Funding for the Kestrel’s initial design came from the National Research Council in Canada, says Armstrong, who declined to reveal the specific amount, but said it was significant. “But the launch of the Kestrel officially began with the X-Prize,” he says, referring to the Progressive Automotive X-Prize, awarded by the X Prize Foundation for “radical breakthroughs,” according to the foundation’s website. Armstrong says his team decided to redesign an earlier car, the Switch, to have wider appeal.
From 1995 to 2004, Armstrong worked in California, building concept and advanced prototype vehicles for the major OEMs. “I started in 2004 with the idea to take the composite materials, tooling techniques, engineering techniques and assembly techniques and move it out of the concept world and take those materials into the production arena,” he says. “We’ve done over 200 prototypes, concept cars and advanced prototypes.
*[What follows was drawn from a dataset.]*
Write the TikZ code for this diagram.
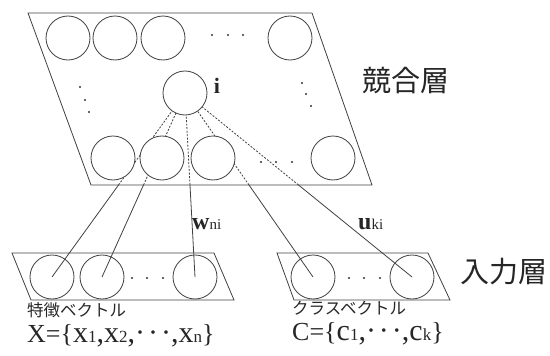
\documentclass[tikz,border=0pt]{standalone}
\usepackage{fontspec}
\setmainfont{Liberation Serif}
\newfontfamily\jpfont{Noto Sans CJK JP}
\newcommand{\bigL}{\fontsize{26}{26}\selectfont}
\newcommand{\lowL}{\fontsize{30}{30}\selectfont}
\newcommand{\subL}[1]{{\fontsize{17}{17}\selectfont #1}}
\newcommand{\mdots}{·\kern3pt·\kern3pt·}
\begin{document}
\begin{tikzpicture}[x=1pt,y=-1pt,
  ln/.style={draw=black!75, line width=0.8pt},
  unit/.style={circle, draw=black!75, line width=0.8pt, minimum size=44pt, inner sep=0pt},
  uwhite/.style={unit, fill=white},
  dotm/.style={circle, fill=black!80, inner sep=0pt, minimum size=2.4pt},
  hid/.style={draw=black!75, line width=0.8pt, dash pattern=on 2pt off 1.5pt},
  jp/.style={text=black!85, inner sep=0pt, font=\jpfont},
  small jp/.style={jp, font=\jpfont\fontsize{16.5}{16.5}\selectfont, text height=12pt, text depth=1pt, anchor=west},
  setlab/.style={lab, text height=16pt, text depth=4pt, anchor=west},
  lab/.style={text=black!85, inner sep=0pt}]
\useasboundingbox (0,0) rectangle (550,356);
% planes
\draw[ln, line join=round] (28,13) -- (312,13) -- (372,185) -- (91,185) -- cycle;
\draw[ln] (12,253) -- (214,253) -- (234,300) -- (31,300) -- cycle;
\draw[ln] (277,253) -- (428,253) -- (450,300) -- (294,300) -- cycle;
% node positions
\coordinate (i) at (185,93);
\node[unit] (in1) at (52,277) {};
\node[unit] (in2) at (102,277) {};
\node[unit] (in3) at (195,277) {};
\node[unit] (c1) at (313,277) {};
\node[unit] (c2) at (412,277) {};
\coordinate (pl) at (0,185);
\coordinate (pr) at (550,185);
% connectors: solid below the top plane, dashed inside
\foreach \s/\e in {in1/p1,in2/p2,in3/p3,c1/p4,c2/p5}{
  \coordinate (\e) at (intersection of \s.center--i and pl--pr);
  \draw[ln] (\s.center) -- (\e);
  \draw[hid] (\e) -- (i);
}
% competitive layer units
\node[uwhite] (t1) at (68,38) {};
\node[uwhite] (t2) at (115,38) {};
\node[uwhite] (t3) at (163,38) {};
\node[uwhite] (t4) at (290,38) {};
\node[uwhite] (b1) at (113,158) {};
\node[uwhite] (b2) at (162,158) {};
\node[uwhite] (b3) at (213,158) {};
\node[uwhite] (b4) at (333,158) {};
\node[uwhite] (ni) at (i) {};
% dots
\foreach \p [count=\k] in {(212,35),(228,35),(243,35),(80,87),(85,100),(89,112),(302,83),(306,94),(311,106),(261,162),(276,162),(292,162),(132,278),(147,278),(163,278),(349,278),(364,278),(380,278)}
  \node[dotm] (d\k) at \p {};
% labels
\node[lab, font=\fontsize{22}{22}\selectfont\bfseries] (li) at (217,86) {i};
\node[jp, font=\jpfont\fontsize{29}{29}\selectfont] (comp) at (406,81) {競合層};
\node[jp, font=\jpfont\fontsize{29}{29}\selectfont] (inp) at (504,272) {入力層};
\node[lab, anchor=west] (w) at (192,224) {\fontsize{24}{24}\selectfont\bfseries w\fontsize{15}{15}\selectfont\mdseries ni};
\node[lab, anchor=west] (u) at (358,224) {\fontsize{24}{24}\selectfont\bfseries u\fontsize{15}{15}\selectfont\mdseries ki};
\node[small jp] (fv) at (27,311) {特徴ベクトル};
\node[small jp] (cv) at (292,309) {クラスベクトル};
\node[setlab] (X) at (27,336) {\bigL X=\{\lowL x\subL{1},x\subL{2},\mdots,x\subL{n}\bigL\}};
\node[setlab] (C) at (292,334) {\bigL C=\{\lowL c\subL{1},\mdots,c\subL{k}\bigL\}};
\end{tikzpicture}
\end{document}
“The main challenge was, how do we standardize this bio material? If you have a dry year, if you have a wet year—how does it affect the fiber? We’re working toward a worst case. We’re getting to the point of analyzing the gray area of an engineered product. It’s made of a natural fiber with crop variations depending upon the climate,” says Armstrong. “It’s blurring the line of what is an engineered material versus what is an organic product.”